Keep in mind that an SWHID’s durability depends on the artifact it identifies being permanently archived. Always make sure the artifact is stored in Software Heritage or a similar service before you rely on the ID.


🧱 Why does SWHID use SHA-1?

The first, and current, version of the SWHID standard (swh:1:) aligns with the de facto practice used by Git, which computes identifiers using a variant of SHA-1 (the hash is computed not on the byte sequence of the artifact itself, but on that byte sequence prefixed with the length and the type of the artifact).

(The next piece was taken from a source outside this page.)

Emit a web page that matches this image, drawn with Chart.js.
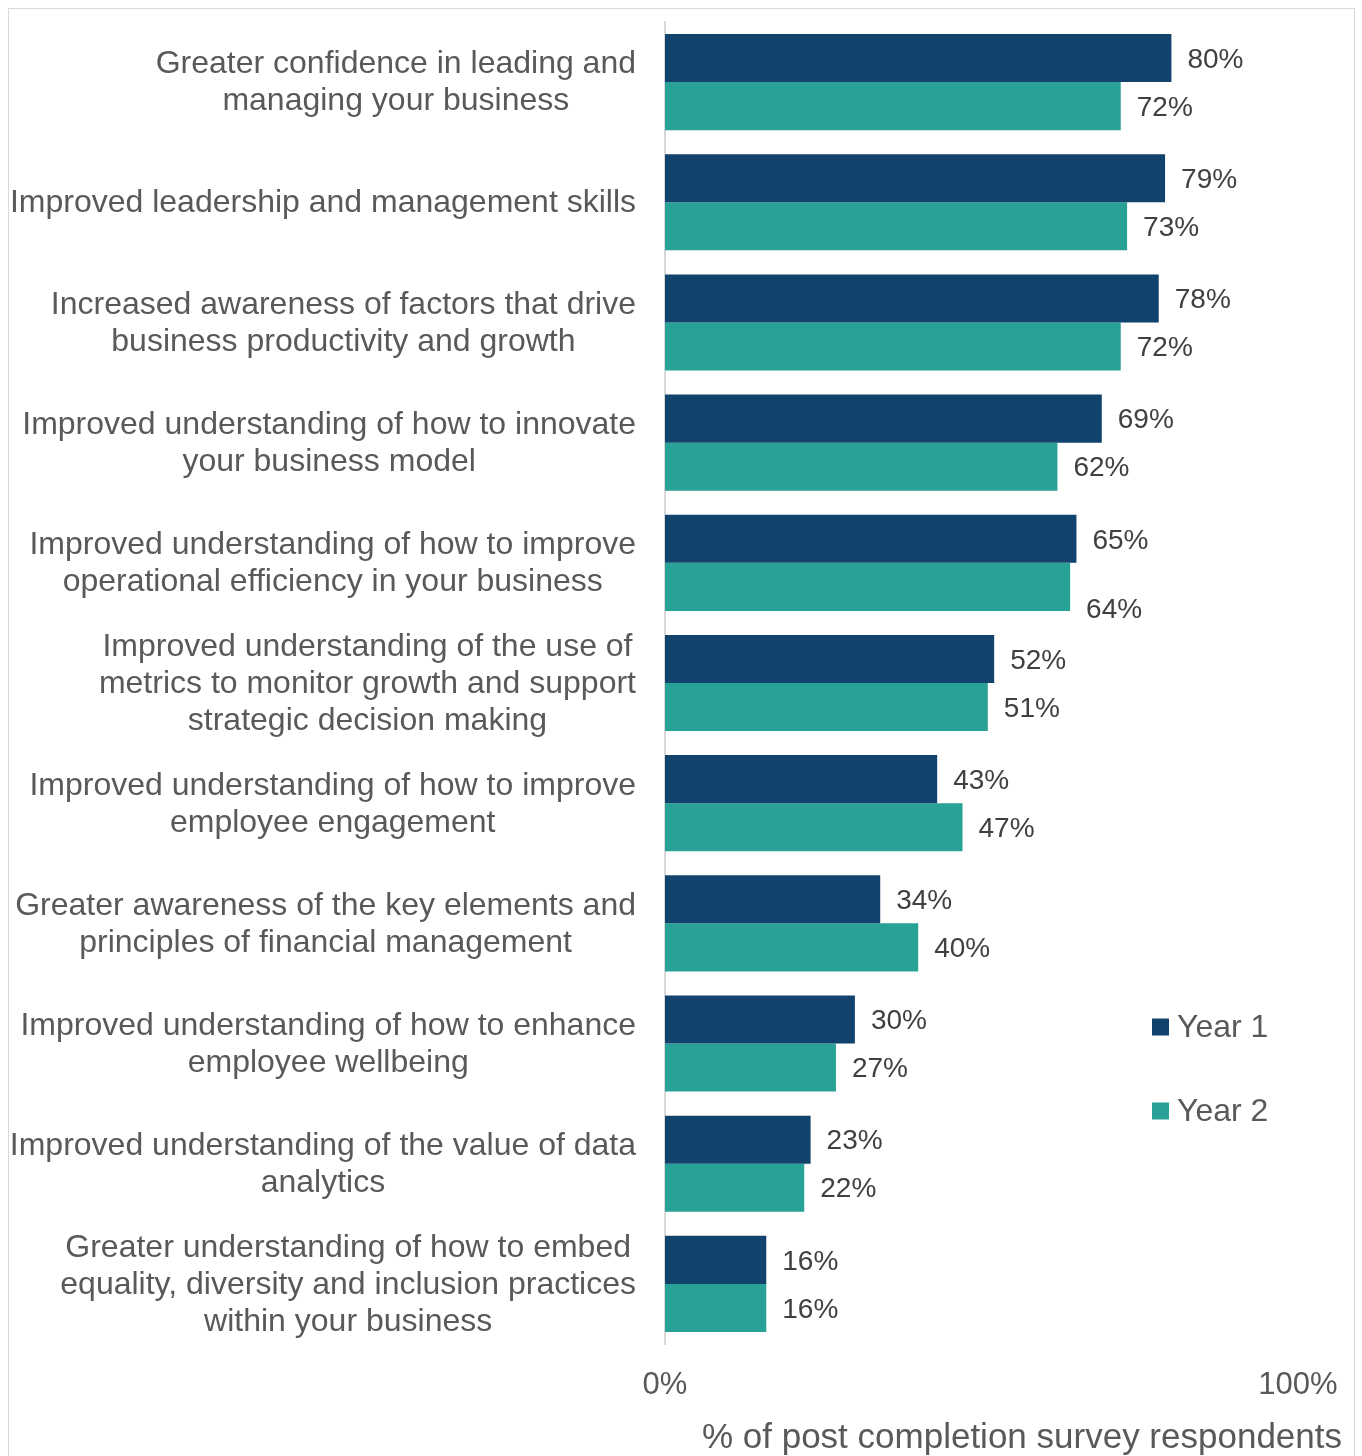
<!DOCTYPE html>
<html>
<head>
<meta charset="utf-8">
<script src="https://cdn.jsdelivr.net/npm/chart.js@4/dist/chart.umd.min.js"></script>
<style>
  body { margin: 0; background: #fff; }
  #frame { position: absolute; left: 8px; top: 8px; width: 1345px; height: 1460px; border: 1px solid #d9d9d9; }
  #chart { position: absolute; left: 0; top: 0; }
</style>
</head>
<body>
<div id="frame"></div>
<canvas id="chart" width="1362" height="1456"></canvas>
<script>
// outcome statements, one line per entry
const categories = [
    ["Greater confidence in leading and", "managing your business"],
    ["Improved leadership and management skills"],
    ["Increased awareness of factors that drive", "business productivity and growth"],
    ["Improved understanding of how to innovate", "your business model"],
    ["Improved understanding of how to improve", "operational efficiency in your business"],
    ["Improved understanding of the use of", "metrics to monitor growth and support", "strategic decision making"],
    ["Improved understanding of how to improve", "employee engagement"],
    ["Greater awareness of the key elements and", "principles of financial management"],
    ["Improved understanding of how to enhance", "employee wellbeing"],
    ["Improved understanding of the value of data", "analytics"],
    ["Greater understanding of how to embed", "equality, diversity and inclusion practices", "within your business"]
];
const seriesNames = ["Year 1", "Year 2"];
const year1 = [80, 79, 78, 69, 65, 52, 43, 34, 30, 23, 16];
const year2 = [72, 73, 72, 62, 64, 51, 47, 40, 27, 22, 16];
const xTicks = [0, 100];
const axisTitle = "% of post completion survey respondents";

const colours = ["#12436D", "#28A197"];
const FONT = "'Liberation Sans', Arial, sans-serif";

// labels, value tags, legend and axis title drawn by hand
const overlay = {
    id: "overlay",
    afterDraw(chart) {
        const ctx = chart.ctx;
        const y = chart.scales.y;
        const area = chart.chartArea;
        ctx.save();

        // category labels: block right-aligned, lines centred inside it
        ctx.font = "32px " + FONT;
        ctx.fillStyle = "#595959";
        ctx.textBaseline = "middle";
        ctx.textAlign = "center";
        const lineH = 37;
        categories.forEach((lines, i) => {
            const cy = y.getPixelForValue(i) + 1;
            const w = Math.max(...lines.map(l => ctx.measureText(l).width));
            const cx = area.left - 29 - w / 2;
            lines.forEach((l, k) => {
                ctx.fillText(l, cx, cy + (k - (lines.length - 1) / 2) * lineH);
            });
        });

        // value labels
        ctx.font = "28px " + FONT;
        ctx.fillStyle = "#404040";
        ctx.textAlign = "left";
        chart.data.datasets.forEach((ds, d) => {
            chart.getDatasetMeta(d).data.forEach((bar, i) => {
                let ty = bar.y + 2;
                // keep the two tags apart where bars are nearly equal
                if (d === 1 && i === 4) ty += 21;
                ctx.fillText(ds.data[i] + "%", bar.x + 16, ty);
            });
        });

        // legend
        ctx.font = "32px " + FONT;
        seriesNames.forEach((name, k) => {
            const ly = 1028 + k * 84;
            ctx.fillStyle = colours[k];
            ctx.fillRect(area.right - 146, ly - 9.5, 17, 17);
            ctx.fillStyle = "#595959";
            ctx.fillText(name, area.right - 121, ly);
        });

        // x axis title
        ctx.font = "35px " + FONT;
        ctx.textAlign = "right";
        ctx.fillText(axisTitle, 1342, 1438);
        ctx.restore();
    }
};

new Chart(document.getElementById("chart"), {
    type: "bar",
    data: {
        labels: categories,
        datasets: [
            { label: seriesNames[0], data: year1, backgroundColor: colours[0] },
            { label: seriesNames[1], data: year2, backgroundColor: colours[1] }
        ]
    },
    options: {
        indexAxis: "y",
        responsive: false,
        animation: false,
        layout: { padding: { left: 665, right: 64, top: 22, bottom: 0 } },
        datasets: { bar: { categoryPercentage: 0.8, barPercentage: 1.0 } },
        scales: {
            y: {
                grid: { display: false },
                border: { display: true, color: "#d9d9d9", width: 2 },
                ticks: { display: false },
                afterFit(scale) { scale.width = 0; }
            },
            x: {
                min: 0,
                max: 100,
                grid: { display: false, drawTicks: false },
                border: { display: false },
                afterBuildTicks(scale) { scale.ticks = xTicks.map(v => ({ value: v })); },
                ticks: {
                    padding: 23,
                    color: "#595959",
                    font: { family: FONT, size: 31 },
                    maxRotation: 0,
                    callback: v => v + "%"
                },
                afterFit(scale) { scale.height = 112; }
            }
        },
        plugins: {
            legend: { display: false },
            tooltip: { enabled: false }
        }
    },
    plugins: [overlay]
});
</script>
</body>
</html>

Building the SWHID standard on top of this approach ensures compatibility with the vast ecosystem of tools and repositories already relying on this convention—billions of commits in hundreds of millions of repositories contributed by tens of millions of developers rely on it daily.

The SWHID standard does not invent a new hash scheme—it standardizes what developers already use, bringing it into a consistent, verifiable, and archival-friendly format.


🔄 Will SWHID support newer hash functions in the future?

Yes. The SWHID standard is designed to evolve: version identifiers in the scheme (swh:1:..., swh:2:..., etc.) clearly separate future upgrades. This ensures long-term security and forward compatibility, while preserving interoperability with existing systems.


🔐 Is SHA-1 still secure?

SHA-1 is known to be vulnerable to collision attacks, but the SWHID standard applies SHA-1 in a specific context—identifying source code and development history, not signing or encrypting data. Following the best practices adopted by all Git based platforms today, SWHID identifiers are calculated in a way that prevents collisions produced from currently known attacks to return valid identifiers, using techniques such as structured preambles and collision detection tools. This is analogous to what recent versions of Git do—using the so-called “sha1collisiondetection” hashing scheme—in the wake of the SHAttered attack. The SWHID standard computes SHA-1 on payloads that are prefixed by their length (see: “Why does SWHID use SHA-1?”). This means that even in the case of a new attack, only collisions that do not alter the payload’s length are theoretically possible.

We recognize that no hash function is future-proof, which is why the SWHID standard includes an explicit version number (swh:1:...) that allows smooth upgrades to stronger hash algorithms in future versions.